I love planning a menu. Nothing gives me more pleasure than deciding on a theme, however loose it may be, making sure each dish plays off of the next to create a harmonious and delicious meal to share with others. It satisfies both my creative brain, and anal retentive control freak tendencies, two traits that go hand in hand in my universe. Hi, hello! Textbook Sagittarius over here!

This week’s art inspired recipe is a riff on a very old roasted Brussels sprout recipe that I developed for my first ever Thanksgiving menu, cooked waaaaaay back in 2010. I’ve hosted many Thanksgivings since then, but one thing remains the same- my undeniable urge to change things up. I told you I was a total textbook Sagittarius. And even though the original has become a staple on the Rose family Thanksgiving menu, this year I wanted to give these trusty Brussels sprouts a little Turkey Day makeover.

As much as I love all the rich, starchy, gut bombs that Thanksgiving has to offer, I need a raw salad on the menu to provide the illusion of having a balanced meal.

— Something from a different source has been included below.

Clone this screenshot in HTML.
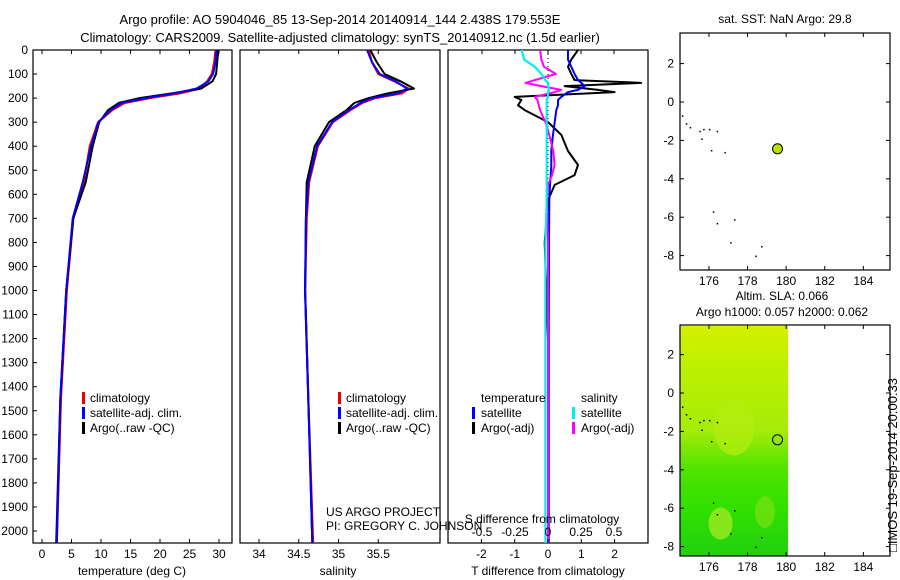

This Brussels sprout salad with warm apricot bacon dressing really satisfies my need for both. Thinly sliced raw Brussels sprouts get dressed in a warm bacon fat dressing made with sweet apricot jam, apple cider vinegar, and warming garam masala. I’ve added some crispy shallots and marcona almonds in with the bacon bits to give this salad optimal crunch. Honestly, it’s even better than the original version, which had the same flavor profile but with roasted Brussels sprouts, and not as many crunchy bits. My FIL may disagree with me on this (the original version is his ride or die), but for me it’s inevitable, the crunchy bits always win.

Space Sprouts

Brussels Sprout Salad with Warm Apricot Bacon Dressing

Brussel Sprout Salad with Warm Apricot Bacon Dressing

Ingredients:

2 lbs Brussels sprouts

8 slices bacon, sliced into thin strips

1 large shallot, sliced into rounds- approximately 1/3 C

6 Tbsp apricot jam

3 tsp garam masala

1 tsp kosher salt

1/2 C apple cider vinegar

3 Tbsp olive oil

3 Tbsp bacon drippings

1/4 C marcona almonds

Wash and remove the outer leaves of the Brussels sprouts. Cut in half, then slice very thinly, discarding the bottom core. Transfer to a large bowl.

In a large frying pan, cook bacon over medium-medium high heat until crispy and brown, approximately 7-10 minutes. Remove the bacon and drain on a paper towel lined bowl. Reserve bacon drippings in pan, and add the sliced shallots. Fry until crispy and golden brown. Remove the shallots from the pan, and drain on a paper towel. Reserve the remaining bacon drippings in the pan, approximately 3 Tbsp worth.

Add apricot jam, garam masala, salt, apple cider vinegar, and olive oil to bacon drippings. Stir continuously to combine and bring to a boil. Remove from heat and pour the dressing over the brussel sprouts. Toss to coat evenly. Mix in marcona almonds and 3/4 of the crisped bacon. Top with fried shallots and remaining bacon. Best served while still warm.